The factors that cause a "charged" crowd to reach a "tipping point" and erupt into violence are not well understood by scientists because crowd behavior is so difficult to study. No one wants to incite a riot for the sake of science and surveys of individuals about their behavior as part of a crowd have not been that reliable.

"Crowds are complex, adaptive systems that may seem chaotic but have an underlying order," said Paul Torrens, associate professor in the School of Geographical Sciences at Arizona State University, and director of its Geosimulation Laboratory. "They self-assemble in time and space and exhibit geometric patterns based on layer upon layer of human-to-human and human-to-environment interactions. They are almost impossible to model realistically."

But that is exactly what he and his colleagues are intent on doing.

Torrens and his research team, with funding from the National Science Foundation (NSF), are developing a synthetic laboratory populated with thousands of artificial agents to experiment with ideas and theories about crowd behavior and dynamics that would otherwise be impenetrable to academic inquiry.
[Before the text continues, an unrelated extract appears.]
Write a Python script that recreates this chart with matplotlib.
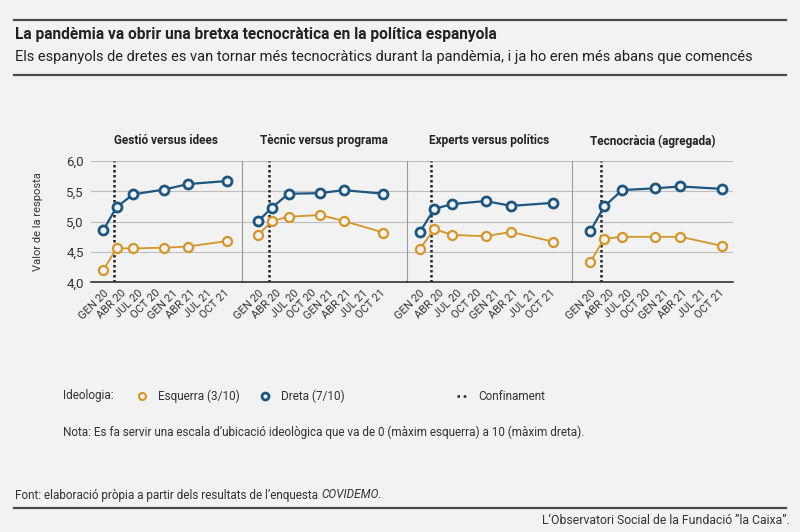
import matplotlib.pyplot as plt
import numpy as np
from matplotlib.lines import Line2D

plt.rcParams['font.family'] = ['Roboto', 'DejaVu Sans']

# months since Jan 2020 for each survey wave
waves = [0, 2.3, 5.2, 10.6, 14.7, 21.5]
confinament = 1.8
tick_pos = [0, 3, 6, 9, 12, 15, 18, 21]
tick_labels = ['GEN 20', 'ABR 20', 'JUL 20', 'OCT 20', 'GEN 21', 'ABR 21', 'JUL 21', 'OCT 21']

panels = ['Gestió versus idees', 'Tècnic versus programa',
          'Experts versus polítics', 'Tecnocràcia (agregada)']
esquerra = [
    [4.20, 4.56, 4.56, 4.57, 4.59, 4.68],
    [4.78, 5.01, 5.08, 5.11, 5.01, 4.82],
    [4.55, 4.88, 4.78, 4.76, 4.83, 4.67],
    [4.33, 4.72, 4.75, 4.75, 4.75, 4.60],
]
dreta = [
    [4.86, 5.24, 5.45, 5.53, 5.62, 5.67],
    [5.01, 5.23, 5.46, 5.47, 5.52, 5.46],
    [4.83, 5.21, 5.29, 5.34, 5.26, 5.31],
    [4.84, 5.25, 5.52, 5.55, 5.58, 5.54],
]

BG = '#f2f2f2'
C_ESQ = '#d4952b'
C_DRE = '#1d5680'
TXT = '#333333'

W, H = 800, 532
fig = plt.figure(figsize=(8, 5.32), dpi=100, facecolor=BG)

# panel pixel boxes: left, right, and x-limits in months
boxes = [(91, 241.5, (-2.14, 24.0)),
         (241.5, 406.7, (-2.9, 25.5)),
         (407, 571.7, (-2.1, 24.5)),
         (571.7, 733.3, (-3.0, 23.3))]
y_top, y_bot = 161, 282.3

for i, (l, r, xl) in enumerate(boxes):
    ax = fig.add_axes([l / W, 1 - y_bot / H, (r - l) / W, (y_bot - y_top) / H])
    ax.set_facecolor(BG)
    ax.set_xlim(*xl)
    ax.set_ylim(4, 6)
    ax.set_yticks([4.0, 4.5, 5.0, 5.5, 6.0])
    ax.grid(axis='y', color='#bdbdbd', linewidth=0.8)
    ax.set_axisbelow(True)
    for s in ['top', 'right']:
        ax.spines[s].set_visible(False)
    ax.spines['bottom'].set_color('#333333')
    ax.spines['bottom'].set_linewidth(1.2)
    if i == 0:
        ax.spines['left'].set_visible(False)
        ax.set_yticklabels(['4,0', '4,5', '5,0', '5,5', '6,0'], fontsize=9.5, color=TXT)
        ax.tick_params(axis='y', length=0, pad=5)
        ax.set_ylabel('Valor de la resposta', fontsize=8, color=TXT, labelpad=17)
    else:
        ax.spines['left'].set_color('#999999')
        ax.spines['left'].set_linewidth(0.8)
        ax.tick_params(axis='y', length=0, labelleft=False)
    ax.set_xticks(tick_pos)
    ax.set_xticklabels(tick_labels, rotation=45, ha='right', rotation_mode='anchor',
                       fontsize=8, color=TXT)
    ax.tick_params(axis='x', length=0, pad=4)
    ax.axvline(confinament, color='#222222', linestyle=(0, (1, 1)), linewidth=1.8, zorder=2)
    ax.plot(waves, esquerra[i], '-o', color=C_ESQ, linewidth=1.3, markersize=6.5,
            markerfacecolor=BG, markeredgewidth=1.6, zorder=3)
    ax.plot(waves, dreta[i], '-o', color=C_DRE, linewidth=1.6, markersize=6.5,
            markerfacecolor=BG, markeredgewidth=2.0, zorder=4)
    ax.text((xl[0] + xl[1]) / 2, 6.33, panels[i], ha='center', va='center',
            fontsize=8.5, fontweight='bold', color='#222222')

# header and footer lines
for y in [20, 75, 508]:
    fig.add_artist(Line2D([14 / W, 786 / W], [1 - y / H, 1 - y / H], color='#4a4a4a', linewidth=1.6))

fig.text(15 / W, 1 - 34 / H, 'La pandèmia va obrir una bretxa tecnocràtica en la política espanyola',
         fontsize=11.2, fontweight='bold', color='#222222', va='center')
fig.text(15 / W, 1 - 57 / H, 'Els espanyols de dretes es van tornar més tecnocràtics durant la pandèmia, '
         'i ja ho eren més abans que comencés', fontsize=10.5, color='#222222', va='center')

# legend row
ly = 1 - 396 / H
fs = 8.5
fig.text(63 / W, ly, 'Ideologia:', fontsize=fs, color=TXT, va='center')
fig.add_artist(Line2D([142 / W], [ly], marker='o', markersize=5, markerfacecolor=BG,
                      markeredgecolor=C_ESQ, markeredgewidth=1.5, linestyle=''))
fig.text(158 / W, ly, 'Esquerra (3/10)', fontsize=fs, color=TXT, va='center')
fig.add_artist(Line2D([265 / W], [ly], marker='o', markersize=5, markerfacecolor=BG,
                      markeredgecolor=C_DRE, markeredgewidth=2.0, linestyle=''))
fig.text(281 / W, ly, 'Dreta (7/10)', fontsize=fs, color=TXT, va='center')
fig.add_artist(Line2D([457 / W, 468 / W], [ly, ly], color='#222222', linestyle=(0, (1, 1.5)),
                      linewidth=1.8))
fig.text(478 / W, ly, 'Confinament', fontsize=fs, color=TXT, va='center')

fig.text(63 / W, 1 - 432 / H, "Nota: Es fa servir una escala d’ubicació ideològica que va de 0 (màxim esquerra) "
         "a 10 (màxim dreta).", fontsize=fs, color=TXT, va='center')

fy = 1 - 495 / H
t = fig.text(15 / W, fy, 'Font: elaboració pròpia a partir dels resultats de l’enquesta ',
             fontsize=fs, color=TXT, va='center')
fig.canvas.draw()
bb = t.get_window_extent()
t2 = fig.text(bb.x1 / W, fy, 'COVIDEMO', fontsize=fs, color=TXT, va='center', style='italic')
fig.canvas.draw()
bb2 = t2.get_window_extent()
fig.text((bb2.x1 - 1) / W, fy, '.', fontsize=fs, color=TXT, va='center')

fig.text(790 / W, 1 - 520 / H, 'L’Observatori Social de la Fundació ”la Caixa”.',
         fontsize=8.8, color=TXT, va='center', ha='right')

fig.savefig('out.png', dpi=100, facecolor=BG)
Of special interest are the geographic processes that occur for a crowd to become charged and then cross over the tipping point into a full-blown riot.

"People interact over space and time--socially, physically, verbally, and, increasingly, digitally--with each other, within groups and between factions to cooperate and conflict in seditious crowds," Torrens said. "We model riot dynamics from the bottom-up, at the geography of individual crowd participants."

Each artificial agent in the synthetic laboratory possesses a "brain" that allows it to function as a distinctive individual within the broader group framework. Researchers can record and analyze each agent's behavior, activity, social and anti-social interactions, and explore how those behaviors adapt as conditions unfold.

These simulations permit model-users to modify the spaces where activity will take place, adapt agent behaviors and shift agendas to replicate a broad range of social and environmental conditions. They also provide different perspectives, so the researcher can watch the scenario from above or be immersed into it.

One of the most significant findings from scenarios studied in the synthetic laboratory is the rapid exchange of nonverbal information in crowds through expressions, locomotion and individual interaction with other individuals.

Another finding is the phenomenon of "scaling," whereby the actions of a single individual can shape the dynamics of an entire crowd. For example, an individual's subtle stop-and-start movement amid panicked crowds caused larger waves, which then washed through the crowd, causing further obstructions and ultimately large-scale congestion. "The actions of a single individual can shape the dynamics of an entire crowd," he noted.

Torrens believes understanding the small-scale geographies of movement and body language can help identify the behavioral nuances that spark interactions within crowds. His team is extracting motion-capture data from videos of crowds to hone the agents' small-scale geographies of movement and body language.

"Every individual in the crowd brings social, environmental, cultural, gender and past-experience influences to the mix," Torrens said. "We also know individual behavior can be influenced negatively or positively by the crowd's collective psychology."

For example, individuals who would never ordinarily engage in antisocial behavior such as looting might do so anyway when associated with a riotous crowd; and, conversely, antisocial individuals may see their bad behavior checked by other members of a well-behaved crowd.

"When I was living in New York, I saw a number of individuals engage in antisocial behavior on the subway, only to have their behavior be immediately tamped down by the other passengers," Torrens said. "Mob mentality can be a positive, peace keeping force, but we don't think of it that way because those are not the incidents that make it onto the evening news."